Conformance checking is the task of comparing a set of traces with a predefined process. It creates insights into how well real-world data conforms to a user-defined process and also monitors continuously how new traces fit the process. Conformance checking can take multiple forms, depending on the format of the saved process and business expectations. This solution uses the standard starting point for conformance checking, Token-Based Replay. Once at least one process has been saved in the Process Discovery tab we can switch to the Conformance Checks tab where we’ll be able to select the saved process from the drop-down menu on the left and click “Run Conformance Checks” from the Action menu. Doing so will run our saved process through the Conformance Checks Flow Zone which computes the conformance checks on the traces via a Python recipe. The output dataset of this Flow Zone also contains columns that are not displayed in the webapp but could be interesting to users. Back in the Webapp, once the Conformance Checks have been completed, an aggregated fitness result will be plotted on the right side. This shows the average fitness of the traces defined by the left-hand side selectors relative to the selected process (as described in the description above the graph). The user can adjust the time granularity of the graph (monthly, weekly, daily). In production, these checks could be run daily or in real-time to monitor the conformity of incoming data to a set process.

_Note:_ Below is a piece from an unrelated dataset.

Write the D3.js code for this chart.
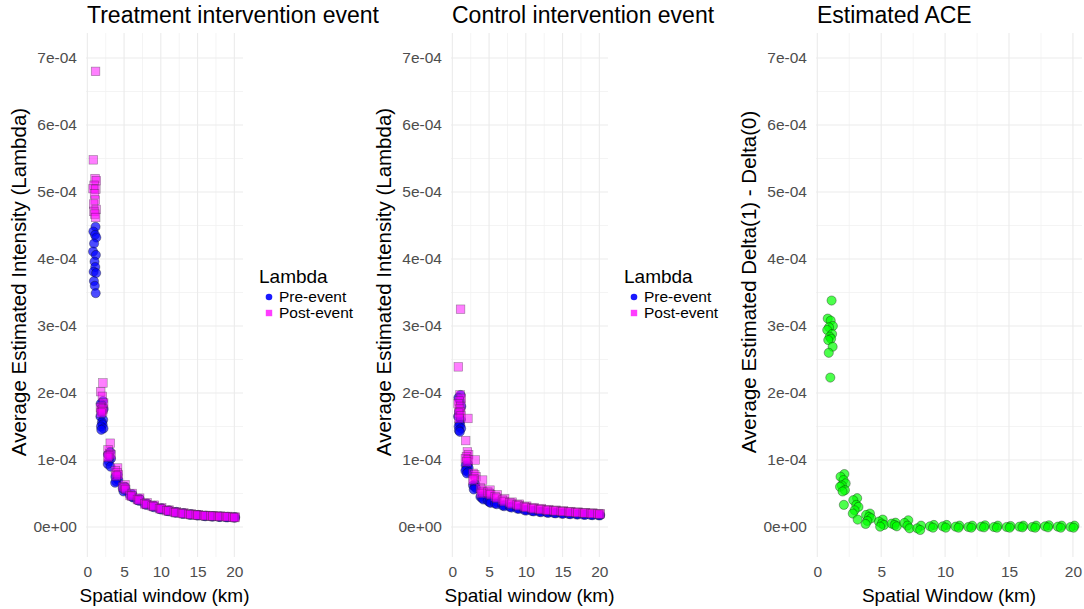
<!DOCTYPE html>
<html>
<head>
<meta charset="utf-8">
<script src="https://cdn.jsdelivr.net/npm/d3@7"></script>
<style>
  body { margin: 0; background: #fff; }
  svg { display: block; font-family: "Liberation Sans", Arial, sans-serif; }
</style>
</head>
<body>
<div id="chart"></div>
<script>
// values are in units of 1e-4, one array per spatial window (1..20 km)
const windows = d3.range(1, 21)

const treatPre = [
  [4.48, 4.41, 4.36, 4.32, 4.23, 4.11, 4.06, 3.96, 3.88, 3.81, 3.79, 3.67, 3.60, 3.49],
  [1.88, 1.84, 1.80, 1.76, 1.72, 1.65, 1.60, 1.56, 1.53, 1.50, 1.47, 1.45],
  [1.12, 1.08, 1.05, 1.02, 0.98, 0.94, 0.90],
  [0.78, 0.75, 0.72, 0.70, 0.68, 0.66],
  [0.60, 0.58, 0.56, 0.55, 0.53],
  [0.49, 0.47, 0.45, 0.44],
  [0.42, 0.40, 0.39],
  [0.35, 0.34, 0.33],
  [0.315, 0.305, 0.295],
  [0.28, 0.27, 0.26],
  [0.25, 0.24, 0.235],
  [0.225, 0.218, 0.212],
  [0.208, 0.20, 0.195],
  [0.192, 0.186, 0.18],
  [0.18, 0.175, 0.17],
  [0.17, 0.165, 0.16],
  [0.163, 0.158, 0.153],
  [0.157, 0.152, 0.148],
  [0.152, 0.147, 0.143],
  [0.146, 0.142, 0.138]
]

const treatPost = [
  [6.80, 5.48, 5.20, 5.17, 5.10, 5.05, 5.04, 4.97, 4.88, 4.82, 4.74, 4.71, 4.67, 4.62],
  [2.15, 2.02, 1.95, 1.85, 1.80, 1.78, 1.76, 1.74, 1.72, 1.70],
  [1.25, 1.15, 1.10, 1.08, 1.06, 1.04],
  [0.88, 0.84, 0.81, 0.78, 0.76],
  [0.63, 0.60, 0.58, 0.56],
  [0.50, 0.47, 0.46],
  [0.43, 0.41, 0.40],
  [0.36, 0.345, 0.335],
  [0.325, 0.313, 0.305],
  [0.285, 0.274, 0.268],
  [0.252, 0.244, 0.238],
  [0.226, 0.219, 0.214],
  [0.21, 0.204, 0.199],
  [0.194, 0.189, 0.185],
  [0.183, 0.179, 0.175],
  [0.172, 0.169, 0.166],
  [0.167, 0.164, 0.161],
  [0.162, 0.159, 0.156],
  [0.157, 0.154, 0.151],
  [0.148, 0.144, 0.141]
]

const controlPre = [
  [1.97, 1.93, 1.88, 1.80, 1.72, 1.65, 1.60, 1.55, 1.52, 1.50, 1.47, 1.44, 1.42],
  [0.94, 0.92, 0.90, 0.88, 0.86, 0.84, 0.82, 0.80],
  [0.64, 0.62, 0.60, 0.58, 0.56],
  [0.47, 0.45, 0.43, 0.41],
  [0.41, 0.39, 0.37, 0.36],
  [0.37, 0.35, 0.34],
  [0.33, 0.32, 0.31],
  [0.31, 0.30, 0.29],
  [0.285, 0.275, 0.27],
  [0.26, 0.25, 0.245],
  [0.245, 0.238, 0.232],
  [0.232, 0.226, 0.22],
  [0.222, 0.216, 0.21],
  [0.214, 0.208, 0.203],
  [0.206, 0.2, 0.196],
  [0.2, 0.195, 0.19],
  [0.194, 0.189, 0.185],
  [0.189, 0.184, 0.18],
  [0.185, 0.18, 0.176],
  [0.18, 0.176, 0.172]
]

const controlPost = [
  [3.25, 2.39, 1.97, 1.92, 1.88, 1.84, 1.80, 1.76, 1.72, 1.70, 1.66, 1.62],
  [1.62, 1.29, 1.12, 1.08, 1.05, 1.02, 1.00, 0.97],
  [1.00, 0.80, 0.78, 0.75, 0.72, 0.70],
  [0.70, 0.58, 0.55, 0.52, 0.50],
  [0.55, 0.52, 0.50, 0.48],
  [0.48, 0.45, 0.43],
  [0.42, 0.40, 0.38],
  [0.37, 0.36, 0.34],
  [0.34, 0.33, 0.315],
  [0.31, 0.30, 0.29],
  [0.29, 0.28, 0.27],
  [0.275, 0.265, 0.258],
  [0.26, 0.252, 0.246],
  [0.25, 0.243, 0.237],
  [0.24, 0.234, 0.228],
  [0.23, 0.225, 0.22],
  [0.222, 0.217, 0.212],
  [0.214, 0.21, 0.205],
  [0.208, 0.203, 0.199],
  [0.2, 0.195, 0.19]
]

const ace = [
  [3.38, 3.11, 3.08, 3.00, 2.98, 2.94, 2.88, 2.84, 2.81, 2.79, 2.69, 2.60, 2.23],
  [0.79, 0.75, 0.70, 0.65, 0.62, 0.60, 0.55, 0.53, 0.33],
  [0.43, 0.40, 0.33, 0.30, 0.25, 0.20, 0.11],
  [0.20, 0.18, 0.15, 0.13, 0.09, 0.045],
  [0.11, 0.08, 0.05, 0.03, 0.005],
  [0.064, 0.05, 0.03, 0.01],
  [0.10, 0.06, 0.02, -0.02],
  [0.02, -0.02, -0.045],
  [0.03, 0.01, -0.01],
  [0.03, 0.01, -0.01],
  [0.02, 0.005, -0.01],
  [0.02, 0.0, -0.01],
  [0.025, 0.005, -0.005],
  [0.02, 0.0, -0.01],
  [0.015, 0.0, -0.01],
  [0.02, 0.005, -0.005],
  [0.02, 0.0, -0.01],
  [0.025, 0.01, -0.005],
  [0.02, 0.005, -0.01],
  [0.02, 0.0, -0.01]
]

// horizontal jitter (km) applied to the replicates of each window
const jitter = [0.12, -0.18, 0.05, 0.22, -0.08, -0.22, 0.16, -0.02, 0.08, -0.14, 0.2, -0.1, 0.02, 0.14]

const yTicks = [0, 1, 2, 3, 4, 5, 6, 7]
const yTickLabels = ['0e+00', '1e-04', '2e-04', '3e-04', '4e-04', '5e-04', '6e-04', '7e-04']
const yMinor = [0.5, 1.5, 2.5, 3.5, 4.5, 5.5, 6.5]
const xTicks = [0, 5, 10, 15, 20]
const xMinor = [2.5, 7.5, 12.5, 17.5]
const legendLabels = ['Pre-event', 'Post-event']

const width = 1084
const height = 609
const svg = d3.select('#chart').append('svg').attr('width', width).attr('height', height)

const y = d3.scaleLinear().domain([-0.448, 7.373]).range([557, 33])

function points (series) {
  const out = []
  series.forEach((vals, wi) => {
    vals.forEach((v, i) => out.push({ x: windows[wi] + jitter[i % jitter.length], v }))
  })
  return out
}

function panel (opts) {
  const x = d3.scaleLinear().domain(opts.xDomain).range(opts.xRange)
  const g = svg.append('g')

  // grid
  g.selectAll('.ymin').data(yMinor).enter().append('line')
    .attr('x1', opts.xRange[0]).attr('x2', opts.xRange[1])
    .attr('y1', d => y(d)).attr('y2', d => y(d))
    .attr('stroke', '#f1f1f1').attr('stroke-width', 0.8)
  g.selectAll('.xmin').data(xMinor).enter().append('line')
    .attr('y1', 33).attr('y2', 557)
    .attr('x1', d => x(d)).attr('x2', d => x(d))
    .attr('stroke', '#f1f1f1').attr('stroke-width', 0.8)
  g.selectAll('.ymaj').data(yTicks).enter().append('line')
    .attr('x1', opts.xRange[0]).attr('x2', opts.xRange[1])
    .attr('y1', d => y(d)).attr('y2', d => y(d))
    .attr('stroke', '#ebebeb').attr('stroke-width', 1.1)
  g.selectAll('.xmaj').data(xTicks).enter().append('line')
    .attr('y1', 33).attr('y2', 557)
    .attr('x1', d => x(d)).attr('x2', d => x(d))
    .attr('stroke', '#ebebeb').attr('stroke-width', 1.1)

  // axes
  const yAxis = g.append('g')
    .attr('transform', 'translate(' + opts.xRange[0] + ',0)')
    .call(d3.axisLeft(y).tickValues(yTicks).tickSize(0).tickPadding(9)
      .tickFormat((d, i) => yTickLabels[i]))
  yAxis.select('.domain').remove()
  yAxis.selectAll('text').attr('fill', '#4d4d4d').style('font-size', '15.5px')
    .style('font-family', '"Liberation Sans", Arial, sans-serif')

  const xAxis = g.append('g')
    .attr('transform', 'translate(0,557)')
    .call(d3.axisBottom(x).tickValues(xTicks).tickSize(0).tickPadding(9))
  xAxis.select('.domain').remove()
  xAxis.selectAll('text').attr('fill', '#4d4d4d').style('font-size', '15.5px')
    .style('font-family', '"Liberation Sans", Arial, sans-serif')

  // titles
  g.append('text').attr('x', opts.xRange[0] + 1).attr('y', 23)
    .style('font-size', '23px').text(opts.title)
  g.append('text')
    .attr('x', (opts.xRange[0] + opts.xRange[1]) / 2).attr('y', 602)
    .attr('text-anchor', 'middle').style('font-size', '19px').text(opts.xLabel)
  g.append('text')
    .attr('transform', 'translate(' + opts.yLabelX + ',' + 282 + ') rotate(-90)')
    .attr('text-anchor', 'middle').style('font-size', '20.5px').text(opts.yLabel)

  // marks
  opts.layers.forEach(layer => {
    const pts = points(layer.data)
    if (layer.shape === 'square') {
      g.append('g').selectAll('rect').data(pts).enter().append('rect')
        .attr('x', d => x(d.x) - 4.3).attr('y', d => y(d.v) - 4.3)
        .attr('width', 8.6).attr('height', 8.6)
        .attr('fill', layer.color).attr('fill-opacity', layer.alpha)
        .attr('stroke', '#333').attr('stroke-opacity', 0.5).attr('stroke-width', 0.6)
    } else {
      g.append('g').selectAll('circle').data(pts).enter().append('circle')
        .attr('cx', d => x(d.x)).attr('cy', d => y(d.v)).attr('r', 4.6)
        .attr('fill', layer.color).attr('fill-opacity', layer.alpha)
        .attr('stroke', '#111').attr('stroke-opacity', 0.6).attr('stroke-width', 0.6)
    }
  })

  // legend
  if (opts.legendX) {
    const lg = g.append('g').attr('transform', 'translate(' + opts.legendX + ',0)')
    lg.append('text').attr('x', 0).attr('y', 283).style('font-size', '19px').text('Lambda')
    legendLabels.forEach((lab, i) => {
      const cy = 297 + i * 16
      if (i === 0) {
        lg.append('circle').attr('cx', 10).attr('cy', cy).attr('r', 3.3).attr('fill', '#1a1aff')
      } else {
        lg.append('rect').attr('x', 6.8).attr('y', cy - 3.2).attr('width', 6.4).attr('height', 6.4)
          .attr('fill', '#ff3dff')
      }
      lg.append('text').attr('x', 20).attr('y', cy + 5).style('font-size', '15.5px').text(lab)
    })
  }
}

panel({
  title: 'Treatment intervention event',
  xLabel: 'Spatial window (km)',
  yLabel: 'Average Estimated Intensity (Lambda)',
  yLabelX: 26,
  xDomain: [-0.18, 21.18],
  xRange: [86, 243],
  legendX: 259,
  layers: [
    { data: treatPre, shape: 'circle', color: '#0000ff', alpha: 0.7 },
    { data: treatPost, shape: 'square', color: '#ff00ff', alpha: 0.5 }
  ]
})

panel({
  title: 'Control intervention event',
  xLabel: 'Spatial window (km)',
  yLabel: 'Average Estimated Intensity (Lambda)',
  yLabelX: 391,
  xDomain: [-0.18, 21.18],
  xRange: [451, 608],
  legendX: 624,
  layers: [
    { data: controlPre, shape: 'circle', color: '#0000ff', alpha: 0.7 },
    { data: controlPost, shape: 'square', color: '#ff00ff', alpha: 0.5 }
  ]
})

panel({
  title: 'Estimated ACE',
  xLabel: 'Spatial Window (km)',
  yLabel: 'Average Estimated Delta(1) - Delta(0)',
  yLabelX: 756,
  xDomain: [-0.1, 20.71],
  xRange: [816, 1082],
  layers: [
    { data: ace, shape: 'circle', color: '#00ff00', alpha: 0.7 }
  ]
})
</script>
</body>
</html>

### Exploring Individual Traces¶

The final tab of the Webapp Individual Traces allows us to get a very detailed understanding of how each trace was executed. Conformance checks must be run before we can use this tab. Selectors on the left-hand side will determine which traces will be displayed. The resulting table will show each trace’s Case ID, Fitness Score from the Conformance Checks, Start Time, and aggregated attributes for all other optional columns. The table can be sorted on each column and when we click on a row from the table, a graph of the specific trace process will appear below with the same functionalities as the Process Discovery visualization.

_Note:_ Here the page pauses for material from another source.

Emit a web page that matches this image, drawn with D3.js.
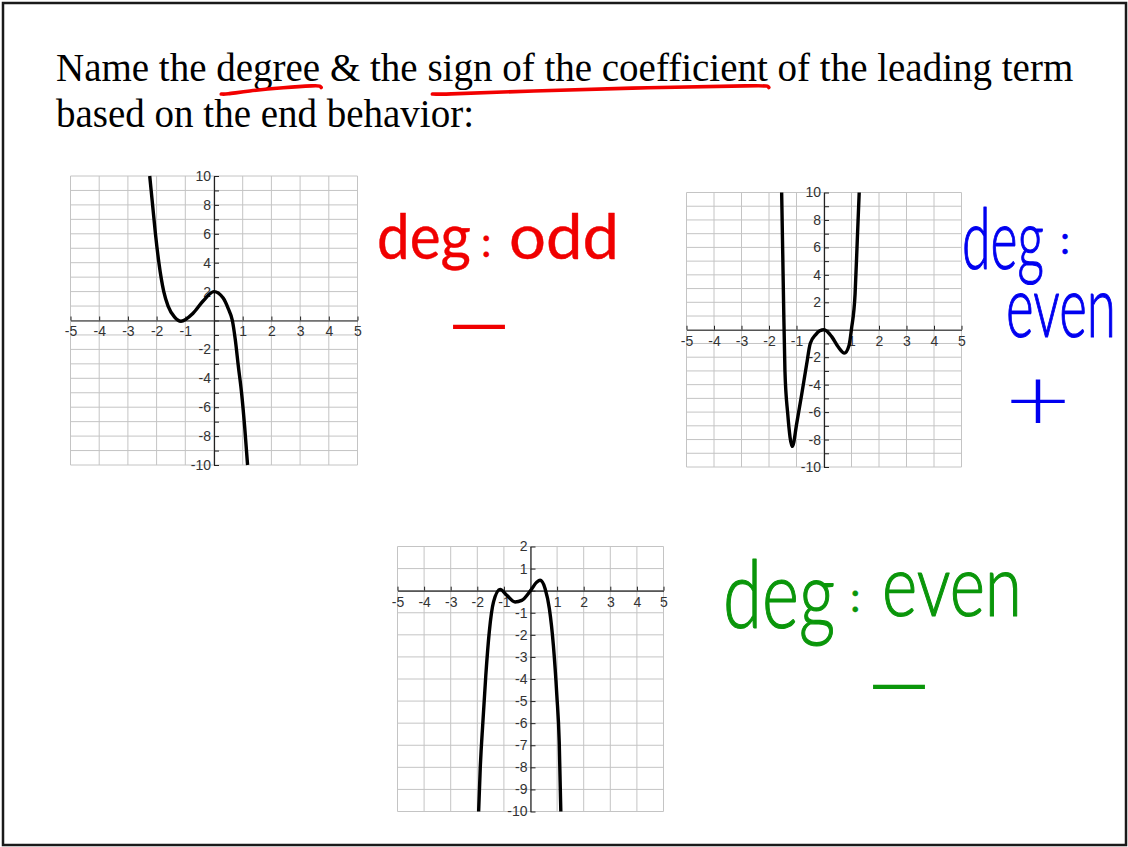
<!DOCTYPE html>
<html>
<head>
<meta charset="utf-8">
<script src="https://cdn.jsdelivr.net/npm/d3@7"></script>
<style>
  html, body { margin: 0; padding: 0; background: #fff; }
  svg { display: block; }
</style>
</head>
<body>
<svg id="slide" width="1128" height="847"></svg>
<script>
// ---- Slide text ----
const titleLines = [
  "Name the degree & the sign of the coefficient of the leading term",
  "based on the end behavior:"
];
const underlinedPhrases = ["degree", "sign of the coefficient"];

// ---- Axis ticks ----
const xTicks = [-5, -4, -3, -2, -1, 0, 1, 2, 3, 4, 5];
const yTicksTall = [-10, -9, -8, -7, -6, -5, -4, -3, -2, -1, 0, 1, 2, 3, 4, 5, 6, 7, 8, 9, 10];
const yTicksShort = [-10, -9, -8, -7, -6, -5, -4, -3, -2, -1, 0, 1, 2];

// ---- Graph 1: falls to the right, touches zero near x = -1.1 ----
const curve1X = [-2.24, -2.14, -2.04, -1.92, -1.75, -1.6, -1.38, -1.15, -0.73, -0.38, 0, 0.32, 0.5, 0.64, 0.74, 0.85, 0.96, 1.07, 1.17];
const curve1Y = [10, 8, 6, 4, 2, 1, 0.25, -0.05, 0.5, 1.35, 2.0, 1.55, 0.8, 0, -1.3, -3.2, -5.0, -7.4, -10];

// ---- Graph 2: both ends up ----
const curve2X = [-1.54, -1.5, -1.47, -1.42, -1.32, -1.15, -0.99, -0.81, -0.63, -0.5, -0.3, -0.15, 0, 0.28, 0.52, 0.74, 0.91, 1.0, 1.13, 1.21, 1.28];
const curve2Y = [10, 5.5, 2, -3, -6.1, -8.5, -6.8, -4.7, -2.5, -1.0, -0.35, -0.08, 0, -0.5, -1.26, -1.7, -1.14, 0.07, 2.6, 6.5, 10];

// ---- Graph 3: both ends down ----
const curve3X = [-1.95, -1.89, -1.79, -1.68, -1.55, -1.39, -1.14, -0.89, -0.58, -0.33, 0, 0.24, 0.36, 0.55, 0.71, 0.86, 0.99, 1.08, 1.14];
const curve3Y = [-10, -8.06, -5.95, -3.83, -1.87, -0.51, 0.06, -0.21, -0.51, -0.44, 0, 0.39, 0.47, 0.09, -0.82, -2.48, -4.74, -6.85, -10];

// ---- Handwritten answers ----
const answer1 = ["deg", ":", "odd", "\u2212"];
const answer2 = ["deg", ":", "even", "+"];
const answer3 = ["deg", ":", "even", "\u2212"];

const svg = d3.select("#slide");

// Slide frame
svg.append("rect")
  .attr("x", 3).attr("y", 3)
  .attr("width", 1123).attr("height", 842)
  .attr("fill", "#fff")
  .attr("stroke", "#1a1a1a")
  .attr("stroke-width", 2.5);

// ---- Title ----
const title = svg.append("g")
  .attr("font-family", "'Liberation Serif', 'Times New Roman', serif")
  .attr("font-size", 39)
  .attr("fill", "#000");

const baselines = [81, 127];
const titleNodes = titleLines.map((line, i) =>
  title.append("text")
    .attr("x", 56)
    .attr("y", baselines[i])
    .text(line)
    .node()
);

// Red pen underlines beneath the highlighted phrases
const penLine = d3.line().curve(d3.curveBasis);
underlinedPhrases.forEach(phrase => {
  const node = titleNodes[0];
  const idx = titleLines[0].indexOf(phrase);
  const x0 = node.getStartPositionOfChar(idx).x;
  const end = node.getEndPositionOfChar(idx + phrase.length - 1).x;
  const w = end - x0;
  const b = baselines[0];
  const pts = [
    [x0 + 5, b + 13],
    [x0 + 9, b + 13.5],
    [x0 + w * 0.3, b + 10],
    [x0 + w * 0.65, b + 6.5],
    [end - 4, b + 4.5],
    [end, b + 5],
    [end + 1, b + 6.5]
  ];
  svg.append("path")
    .attr("d", penLine(pts))
    .attr("fill", "none")
    .attr("stroke", "#f20000")
    .attr("stroke-width", 3.6)
    .attr("stroke-linecap", "round")
    .attr("stroke-linejoin", "round");
});

// ---- Graph drawing ----
function drawGraph(box, yTicks, labelEvery, xs, ys) {
  const x = d3.scaleLinear().domain([-5, 5]).range([box.left, box.right]);
  const y = d3.scaleLinear().domain([d3.min(yTicks), d3.max(yTicks)]).range([box.bottom, box.top]);
  const g = svg.append("g");

  // grid
  g.append("g").selectAll("line").data(xTicks).join("line")
    .attr("x1", d => x(d)).attr("x2", d => x(d))
    .attr("y1", box.top).attr("y2", box.bottom)
    .attr("stroke", "#c4c4c4").attr("stroke-width", 1);
  g.append("g").selectAll("line").data(yTicks).join("line")
    .attr("x1", box.left).attr("x2", box.right)
    .attr("y1", d => y(d)).attr("y2", d => y(d))
    .attr("stroke", "#c4c4c4").attr("stroke-width", 1);

  const fontFamily = "'Liberation Sans', Arial, sans-serif";

  // x axis along y = 0, ticks pointing up, labels underneath
  const xAxis = d3.axisBottom(x)
    .tickValues(xTicks)
    .tickSizeInner(-4).tickSizeOuter(0).tickPadding(6)
    .tickFormat(d => d === 0 ? "" : String(d));
  const xg = g.append("g").attr("transform", `translate(0,${y(0)})`).call(xAxis);

  // y axis along x = 0, ticks pointing right, labels on the left
  const yAxis = d3.axisLeft(y)
    .tickValues(yTicks)
    .tickSizeInner(-5).tickSizeOuter(0).tickPadding(3)
    .tickFormat(d => (d === 0 || d % labelEvery !== 0) ? "" : String(d));
  const yg = g.append("g").attr("transform", `translate(${x(0)},0)`).call(yAxis);

  [xg, yg].forEach(a => {
    a.attr("font-family", fontFamily).attr("font-size", 14);
    a.select(".domain").attr("stroke", "#222").attr("stroke-width", 1.2);
    a.selectAll(".tick line").attr("stroke", "#222");
    a.selectAll(".tick text").attr("fill", "#333");
  });

  // curve
  const pts = xs.map((v, i) => [v, ys[i]]);
  g.append("path")
    .datum(pts)
    .attr("d", d3.line().x(d => x(d[0])).y(d => y(d[1])).curve(d3.curveMonotoneX))
    .attr("fill", "none")
    .attr("stroke", "#000")
    .attr("stroke-width", 3.4)
    .attr("stroke-linejoin", "round");
}

drawGraph({ left: 70.5, right: 357.5, top: 176, bottom: 465 }, yTicksTall, 2, curve1X, curve1Y);
drawGraph({ left: 686.5, right: 961.5, top: 192.5, bottom: 467 }, yTicksTall, 2, curve2X, curve2Y);
drawGraph({ left: 397.5, right: 663.5, top: 546.5, bottom: 811.5 }, yTicksShort, 1, curve3X, curve3Y);

// ---- Handwritten notes (marker-like: fill plus a thin round stroke) ----
function ink(text, color, x, y, size, width, weight, pen) {
  const t = svg.append("text")
    .attr("x", x).attr("y", y)
    .attr("font-family", "Lato, 'Open Sans', sans-serif")
    .attr("font-size", size)
    .attr("font-weight", weight || 400)
    .attr("fill", color)
    .attr("stroke", color)
    .attr("stroke-width", pen || 0)
    .attr("stroke-linejoin", "round")
    .text(text);
  if (width) t.attr("textLength", width).attr("lengthAdjust", "spacingAndGlyphs");
  return t;
}

const red = "#f00000", blue = "#0000f0", green = "#0a960a";

ink(answer1[0], red, 377, 259, 62, 94, 400, 0.4);
ink(answer1[1], red, 481, 257, 42, null, 400, 0.4);
ink(answer1[2], red, 509, 259, 62, 110, 400, 0.4);
ink(answer1[3], red, 444, 348, 62, 70, 400, 0);

ink(answer2[0], blue, 962, 269, 84, 82, 300, 1.2);
ink(answer2[1], blue, 1060, 254, 40, null, 400, 0.4);
ink(answer2[2], blue, 1006, 337, 86, 110, 300, 1.2);
ink(answer2[3], blue, 1005, 431, 88, 66, 300, 0);

ink(answer3[0], green, 723, 628, 94, 112, 300, 1.2);
ink(answer3[1], green, 850, 612, 42, null, 400, 0.4);
ink(answer3[2], green, 882, 616, 86, 140, 300, 1.2);
ink(answer3[3], green, 864, 708, 62, 70, 400, 0);
</script>
</body>
</html>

### Automation and Limitations¶

Four scenarios automate parts of the computation of the flow and are either triggered through the Dataiku Application or the Webapp. Reporters can be created to send messages to Teams, Slack, email, etc. to keep our full organization informed. These scenarios can also be run ad-hoc as needed. Full detail on the scenarios can be found in the wiki.

This project offers a powerful foundation from which to begin your efforts in Process Mining and with the pm4py library. The current implementation of the solution does not support very large datasets (over tens of thousands of traces), it might fail from out of memory error or the webapp will be very slow. It is preferable to start the analysis on a sample of data to have a smoother experience. Process Mining workstreams often integrate additional data science techniques, such as automated anomaly detection or cluster analysis, to enrich process investigations and uncover deeper insights. Dataiku’s platform is ideally positioned to allow your team to pursue these additional paths and integrate the results into this process mining solution.

### Reproducing these Processes With Minimal Effort For Your Own Data¶

The intent of this project is to enable operations, strategy, and transformation teams to understand how Dataiku, can be used to create a visual map of your processes based on readily available process logs. By creating a singular solution that can benefit and influence the decisions of a variety of teams in a single organization, smarter and more holistic strategies can be designed in order to deep-dive into specific processes, analyze outliers, and apply powerful statistical techniques to enable remediation and optimization efforts.

We’ve provided several suggestions on how to use process logs to interactively create processes and industrialize using conformance checks but ultimately the “best” approach will depend on your specific needs and your data. Although we’ve focused on the Financial Services & Insurance industry, Process Mining can be used in a variety of use cases across industries. If you’re interested in adapting this project to the specific goals and needs of your organization, roll-out and customization services can be offered on demand.